BEIRUT: Syria’s government has endorsed a draft law that it says will allow the formation of political parties alongside President Bashar Assad’s ruling Baath Party, part of a series of promised reforms that the opposition has dismissed as largely symbolic.
The development came as security forces detained dozens of people in the capital Damascus and several other cities in search of anti-government protesters and regime opponents, activists said Monday. The National Organization for Human Rights in Syria said a 7-year-old child, a boxing champion and a writer were among those arrested.
The multiparty bill, approved by the Cabinet late Sunday, follows other concessions Assad has made as part of his efforts to quell more than four months of protests against his regime. He has coupled his pledges of reform with a deadly crackdown on protesters that activists say has killed at least 1,600 people. The revolt has only grown more defiant in the face of the government response, and protesters have shifted their demands from political change to the outright downfall of the regime.
The draft law, which still needs parliamentary approval, would allow for the establishment of any political party which is not based on religious or tribal lines and does not discriminate due to ethnicity, gender or race, the state-run news agency said. Assad’s ruling Baath Party has held a monopoly over political life in Syria for decades. A key demand of the protest movement is the abolishment of Article 8 in the Syrian constitution which states that the Baath Party is the leader of the state and society.
Lawmaker Mohammad Habash said Monday that the bill still needs to be endorsed by parliament and will likely be presented for debate at the next session Aug. 7. He said the bill in itself was positive but that some articles of the constitution must be amended first, including Article 8.

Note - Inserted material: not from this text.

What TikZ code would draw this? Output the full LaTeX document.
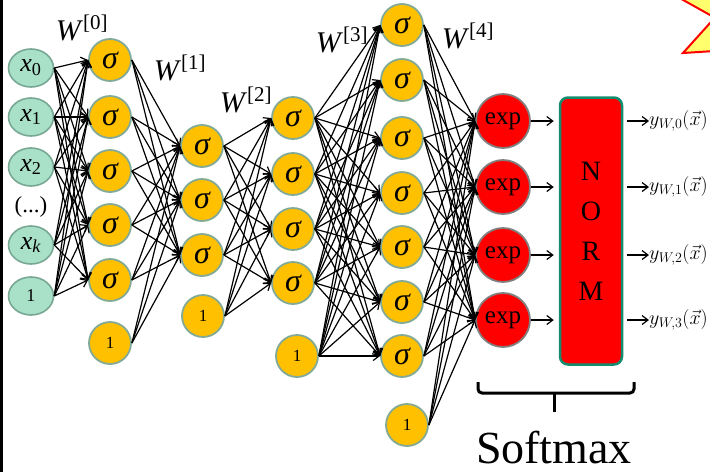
\documentclass[tikz,border=0pt]{standalone}
\usepackage{fix-cm}
\usepackage{fontspec}
\setmainfont{Liberation Serif}
\usetikzlibrary{arrows.meta,shapes.geometric}

\definecolor{mint}{RGB}{168,224,200}
\definecolor{mintline}{RGB}{120,168,148}
\definecolor{amber}{RGB}{255,192,0}
\definecolor{amberline}{RGB}{130,170,150}
\definecolor{normline}{RGB}{20,140,110}
\definecolor{starfill}{RGB}{255,255,110}

\begin{document}
\begin{tikzpicture}[
    x=1pt, y=-1pt,
    >={Straight Barb[length=6pt,width=9pt]},
    conn/.style={->, line width=1.2pt},
    inp/.style={ellipse, fill=mint, draw=mintline, line width=1.6pt,
        minimum width=45pt, minimum height=38pt, inner sep=0pt,
        font=\fontsize{26}{26}\selectfont},
    sig/.style={circle, fill=amber, draw=amberline, line width=1.8pt,
        minimum size=42pt, inner sep=0pt,
        font=\fontsize{32}{32}\selectfont\itshape},
    bias/.style={sig, font=\fontsize{17}{17}\selectfont},
    expo/.style={circle, fill=red, draw=gray, line width=1.8pt,
        minimum size=54pt, inner sep=0pt,
        font=\fontsize{25}{25}\selectfont},
    wlabel/.style={font=\fontsize{30}{30}\selectfont},
    outlabel/.style={anchor=west, inner sep=0pt, font=\fontsize{20}{20}\selectfont}
]
\useasboundingbox (0,0) rectangle (710,472);

% corner of the star
\begin{scope}
\clip (0,0) rectangle (710,472);
\filldraw[fill=starfill, draw=red, line width=2pt]
    (660,-13) -- (714.8,17.7) -- (683,53) -- (730,50) -- (730,-20) -- cycle;
\end{scope}

% left border
\draw[line width=2.5pt] (1.25,0) -- (1.25,472);

% inputs
\node (in1)    [inp] at (31,68)  {\textit{x}\textsubscript{0}};
\node (in2)    [inp] at (31,117) {\textit{x}\textsubscript{1}};
\node (in3)    [inp] at (31,167) {\textit{x}\textsubscript{2}};
\node (indots) [font=\fontsize{23}{23}\selectfont] at (31,207) {(...)};
\node (in4)    [inp] at (31,245) {\textit{x}\textsubscript{\textit{k}}};
\node (in5)    [inp, font=\fontsize{18}{18}\selectfont] at (31,296) {1};

% hidden layer 1
\node (hA1) [sig]  at (110,60)  {σ};
\node (hA2) [sig]  at (110,117) {σ};
\node (hA3) [sig]  at (110,171) {σ};
\node (hA4) [sig]  at (110,225) {σ};
\node (hA5) [sig]  at (110,280) {σ};
\node (hA6) [bias] at (110,343) {1};

% hidden layer 2
\node (hB1) [sig]  at (202,146) {σ};
\node (hB2) [sig]  at (202,200) {σ};
\node (hB3) [sig]  at (202,255) {σ};
\node (hB4) [bias] at (203,316) {1};

% hidden layer 3
\node (hC1) [sig]  at (293,118) {σ};
\node (hC2) [sig]  at (293,174) {σ};
\node (hC3) [sig]  at (293,229) {σ};
\node (hC4) [sig]  at (293,283) {σ};
\node (hC5) [bias] at (297,356) {1};

% hidden layer 4
\node (hD1) [sig]  at (402,25)  {σ};
\node (hD2) [sig]  at (402,80)  {σ};
\node (hD3) [sig]  at (402,138) {σ};
\node (hD4) [sig]  at (402,193) {σ};
\node (hD5) [sig]  at (402,247) {σ};
\node (hD6) [sig]  at (402,302) {σ};
\node (hD7) [sig]  at (402,356) {σ};
\node (hD8) [bias] at (407,425) {1};

% softmax
\node (ex1) [expo] at (503,121) {exp};
\node (ex2) [expo] at (503,187) {exp};
\node (ex3) [expo] at (503,255) {exp};
\node (ex4) [expo] at (503,320) {exp};
\node (norm) [fill=red, draw=normline, line width=2.5pt, rounded corners=8pt,
    minimum width=62pt, minimum height=267pt, align=center,
    font=\fontsize{28}{40}\selectfont] at (591,231) {N\\O\\R\\M};

\node (out1) [outlabel] at (649,121) {$y_{W,0}(\vec{x})$};
\node (out2) [outlabel] at (649,187) {$y_{W,1}(\vec{x})$};
\node (out3) [outlabel] at (649,255) {$y_{W,2}(\vec{x})$};
\node (out4) [outlabel] at (649,320) {$y_{W,3}(\vec{x})$};

% weight labels
\node (w0) [wlabel] at (82,28)  {\textit{W}\textsuperscript{[0]}};
\node (w1) [wlabel] at (180,68) {\textit{W}\textsuperscript{[1]}};
\node (w2) [wlabel] at (246,100) {\textit{W}\textsuperscript{[2]}};
\node (w3) [wlabel] at (342,40) {\textit{W}\textsuperscript{[3]}};
\node (w4) [wlabel] at (468,36) {\textit{W}\textsuperscript{[4]}};

% Edges
\foreach \s in {1,...,5}
    \foreach \t in {1,...,5}
        \draw[conn] (in\s.east) -- (hA\t.west);
\foreach \s in {1,...,6}
    \foreach \t in {1,...,3}
        \draw[conn] (hA\s.east) -- (hB\t.west);
\foreach \s in {1,...,4}
    \foreach \t in {1,...,4}
        \draw[conn] (hB\s.east) -- (hC\t.west);
\foreach \s in {1,...,5}
    \foreach \t in {1,...,7}
        \draw[conn] (hC\s.east) -- (hD\t.west);
\foreach \s in {1,...,8}
    \foreach \t in {1,...,4}
        \draw[conn] (hD\s.east) -- (ex\t.west);

\foreach \t in {1,...,4} {
    \draw[conn] (ex\t.east) -- ([xshift=-5pt]ex\t -| norm.west);
    \draw[conn] ([xshift=4pt]out\t -| norm.east) -- (out\t.west);
}

% brace
\draw[line width=3pt, rounded corners=4pt]
    (478,382) -- (478,393) -- (634,393) -- (634,382);
\draw[line width=3pt] (554,392) -- (554,412);
\node (softmax) [anchor=base, font=\fontsize{46}{46}\selectfont] at (554,463) {Softmax};

\end{tikzpicture}
\end{document}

Assad has made a series of overtures to try to ease the growing outrage. He lifted the decades-old emergency laws that gave the regime a free hand to arrest people without charge, granted Syrian nationality to thousands of Kurds – a long-ostracized minority – and issued several pardons. But the concessions failed to sap the momentum of the protest movement, which dismissed them as either symbolic or far too late.
As a first step, the protesters are demanding an immediate end to the security crackdown and the release of thousands of people who have been detained in recent months.
The government, however, has shown no signs of letting up in its efforts to crush the uprising. On Monday, security forces tightened their siege of neighborhoods in central Syria’s city of Homs, sending military reinforcements and cutting mobile and landlines in the Khaldieh and Bayada districts, activists said.
Ammar Qurabi, who heads the National Organization for Human Rights in Syria, said among those arrested in Homs Monday was one of Syria’s boxing champions, 26-year-old Mahmoud Kaadi, who was picked up while training, and 7-year-old Naim Qteifan was detained three days ago in the southern town of Deraa. The Local Coordination Committee, which monitors and helps organize anti-government protests in Syria, also reported a “massive wave of raids and arrests” in the Hajar Aswad district of Damascus.
The heavy deployment of troops and army vehicles sparked concerns of renewed military operations. An activist in Homs said there were fears of a large scale military operation to try and force an end to the unrest there before the Muslim holy month of Ramadan, which begins next week, during which Syrian activists say protests are expected to gain momentum.
“The protesters in Syria are planning on having much bigger demonstrations in Ramadan because people stay up late during the month and more people go to mosques,” said Qurabi. The authorities have so far been silent about the prospect of more frequent protests during the fasting month. One Damascus resident said the police presence around mosques had increased recently and was expected to rise during Ramadan.
“Each day of Ramadan will be like a Friday. It will be like thirty Fridays, one after the other,” said Mohammad, a 26-year-old law student who takes to the street every Friday, the Muslim day of rest and prayer, which has become the main opportunity for protesters to gather.
But some Syrians said they are fearful that Ramadan will see an escalation in the violent backlash from the government which will see the Ramadan protests as bigger threat to Assad’s rule. Ammar, a 35-year-old supermarket owner in Damascus, said people have started stocking up on nonperishable food as they are afraid of an escalation in civil unrest during Ramadan with larger numbers of protesters expected on the streets.
“People are buying very large quantities of beans, oil, rice and sugar,” he said. During Ramadan, religious establishments, charities and the wealthy typically organize large free meals for the poor to break the fast. But activists say there are fewer announced this year as the government tries to prevent any public gatherings which could turn into a protest.